25. April 2019

Syrien – Todesfalle Rakka: Neue Untersuchung belegt mehr als 1.600 zivile Todesopfer durch US-geführte Militärkoalition


Neue interaktive Website von Amnesty International und Airwars dokumentiert hunderte ziviler Todesopfer. Eine der umfangreichsten Untersuchungen ziviler Todesopfer in der modernen Kriegsführung. US-amerikanische, britische und französische Streitkräfte geben bisher nur zehn Prozent der Tötungen zu

BERLIN, 25.04.2019 – Amnesty International und die Londoner Non-Profit-Organisation Airwars stellen der Öffentlichkeit am heutigen Donnerstag ihr neues Datenprojekt vor: Gegenstand ist eine Untersuchung der Militäroffensive zur Vertreibung der bewaffneten Gruppe Islamischer Staat (IS) aus der syrischen Stadt Rakka. Beide Organisationen fordern, dass die von den USA geführte Militärkoalition nach fast zwei Jahren damit aufhört, die Folgen ihrer Offensive in Rakka abzustreiten: zum einen die hohe Zahl ziviler Todesopfer, zum anderen das verheerende Ausmaß an Zerstörung.

Die interaktive Website „Rhetoric versus Reality: How the ‘most precise air campaign in history’ left Raqqa the most destroyed city in modern times“ (Die Website ist nach Ende der Sperrfrist erreichbar) dokumentiert eine der umfangreichsten Untersuchungen zu zivilen Todesopfern eines modernen Konflikts überhaupt. Die Seite präsentiert die Ergebnisse einer fast zwei Jahre andauernden Untersuchungsarbeit und vermittelt gleichermaßen anschaulich wie eindringlich, was mehr als 1.600 zivile Todesopfer bedeuten. Von Juni bis Oktober 2017 flogen die USA, Großbritannien und Frankreich Tausende von Luftangriffen auf Rakka, um den IS zurückzudrängen. US-Bodentruppen unterstützten die Luftschläge durch Zehntausende Artillerieangriffe.

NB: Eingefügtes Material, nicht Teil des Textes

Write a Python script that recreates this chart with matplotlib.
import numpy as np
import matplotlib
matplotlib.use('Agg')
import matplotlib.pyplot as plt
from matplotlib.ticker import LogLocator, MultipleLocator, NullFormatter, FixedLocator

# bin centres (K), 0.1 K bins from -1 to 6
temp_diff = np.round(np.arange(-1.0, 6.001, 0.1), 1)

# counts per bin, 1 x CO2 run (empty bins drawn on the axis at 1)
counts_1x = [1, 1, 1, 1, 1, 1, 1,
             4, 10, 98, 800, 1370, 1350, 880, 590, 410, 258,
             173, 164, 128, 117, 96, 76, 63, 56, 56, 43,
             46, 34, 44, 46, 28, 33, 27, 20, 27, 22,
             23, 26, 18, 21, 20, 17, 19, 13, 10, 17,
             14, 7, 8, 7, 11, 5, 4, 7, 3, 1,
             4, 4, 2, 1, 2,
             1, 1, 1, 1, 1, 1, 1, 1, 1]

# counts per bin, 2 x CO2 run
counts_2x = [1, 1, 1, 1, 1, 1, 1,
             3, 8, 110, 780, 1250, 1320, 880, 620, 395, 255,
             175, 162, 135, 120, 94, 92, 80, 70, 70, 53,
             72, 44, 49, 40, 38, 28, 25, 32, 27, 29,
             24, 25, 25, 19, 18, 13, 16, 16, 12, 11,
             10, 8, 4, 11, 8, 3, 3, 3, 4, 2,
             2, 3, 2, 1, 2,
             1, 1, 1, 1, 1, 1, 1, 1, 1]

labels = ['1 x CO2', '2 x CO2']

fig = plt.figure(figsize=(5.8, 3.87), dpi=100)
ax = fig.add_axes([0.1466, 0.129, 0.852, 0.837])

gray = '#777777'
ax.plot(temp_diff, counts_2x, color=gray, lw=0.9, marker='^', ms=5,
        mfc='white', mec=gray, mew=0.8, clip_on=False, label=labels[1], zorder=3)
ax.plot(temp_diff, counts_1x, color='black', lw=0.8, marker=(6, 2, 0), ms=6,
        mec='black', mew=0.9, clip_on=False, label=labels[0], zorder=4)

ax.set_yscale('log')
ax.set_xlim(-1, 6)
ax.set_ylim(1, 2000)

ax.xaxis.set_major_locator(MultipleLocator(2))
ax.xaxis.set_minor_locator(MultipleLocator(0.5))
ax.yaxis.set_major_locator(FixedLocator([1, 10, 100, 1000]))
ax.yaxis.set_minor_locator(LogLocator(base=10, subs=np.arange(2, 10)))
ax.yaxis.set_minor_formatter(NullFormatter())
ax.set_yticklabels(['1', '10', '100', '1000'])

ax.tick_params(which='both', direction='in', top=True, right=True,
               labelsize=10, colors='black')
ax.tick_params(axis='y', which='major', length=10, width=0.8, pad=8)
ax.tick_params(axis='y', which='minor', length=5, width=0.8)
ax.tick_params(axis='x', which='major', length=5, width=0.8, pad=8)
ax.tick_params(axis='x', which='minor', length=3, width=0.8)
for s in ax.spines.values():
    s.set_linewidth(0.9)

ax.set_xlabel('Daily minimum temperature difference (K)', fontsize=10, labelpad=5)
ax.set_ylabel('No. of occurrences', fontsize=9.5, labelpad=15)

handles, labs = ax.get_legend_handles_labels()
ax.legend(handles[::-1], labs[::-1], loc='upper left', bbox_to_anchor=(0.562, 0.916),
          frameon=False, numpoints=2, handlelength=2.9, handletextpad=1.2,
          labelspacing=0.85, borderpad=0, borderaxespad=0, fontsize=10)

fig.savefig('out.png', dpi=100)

Zu Beginn der Offensive war der IS in Rakka bereits fast vier Jahre lang an der Macht. Die bewaffnete Gruppe hatte Kriegsverbrechen und Verbrechen gegen die Menschlichkeit begangen. Diejenigen, die es wagten, sich ihr zu widersetzen, wurden gefoltert oder getötet. Amnesty International dokumentierte bereits, wie der IS Zivilisten als menschliche Schutzschilde missbrauchte, Fluchtwege verminte, Kontrollposten zur Einschränkung der Bewegungsfreiheit einrichtete und diejenigen erschoss, die zu fliehen versuchten.

Willkürliche Artillerieattacken

„Während der US-geführten Offensive, die Rakka vom IS befreien sollte, wurden Tausende Zivilisten getötet oder verletzt. Die Scharfschützen und Minen des IS hatten die Stadt in eine Todesfalle verwandelt. Viele Bombenangriffe waren ungenau, Zehntausende Artillerieattacken erfolgten willkürlich. Es ist also kein Wunder, dass so viele Zivilisten getötet und verletzt wurden“, sagt Donatella Rovera, Senior Crisis Response Adviser bei Amnesty International.

„Die Koalition muss genau untersuchen, was in Rakka falsch gelaufen ist. Sie muss aus ihren Fehlern lernen, damit der Zivilbevölkerung bei zukünftigen Militäroperationen nicht noch einmal ein derart enormes Leid zugefügt wird“, erklärt Airwars-Direktor Chris Woods.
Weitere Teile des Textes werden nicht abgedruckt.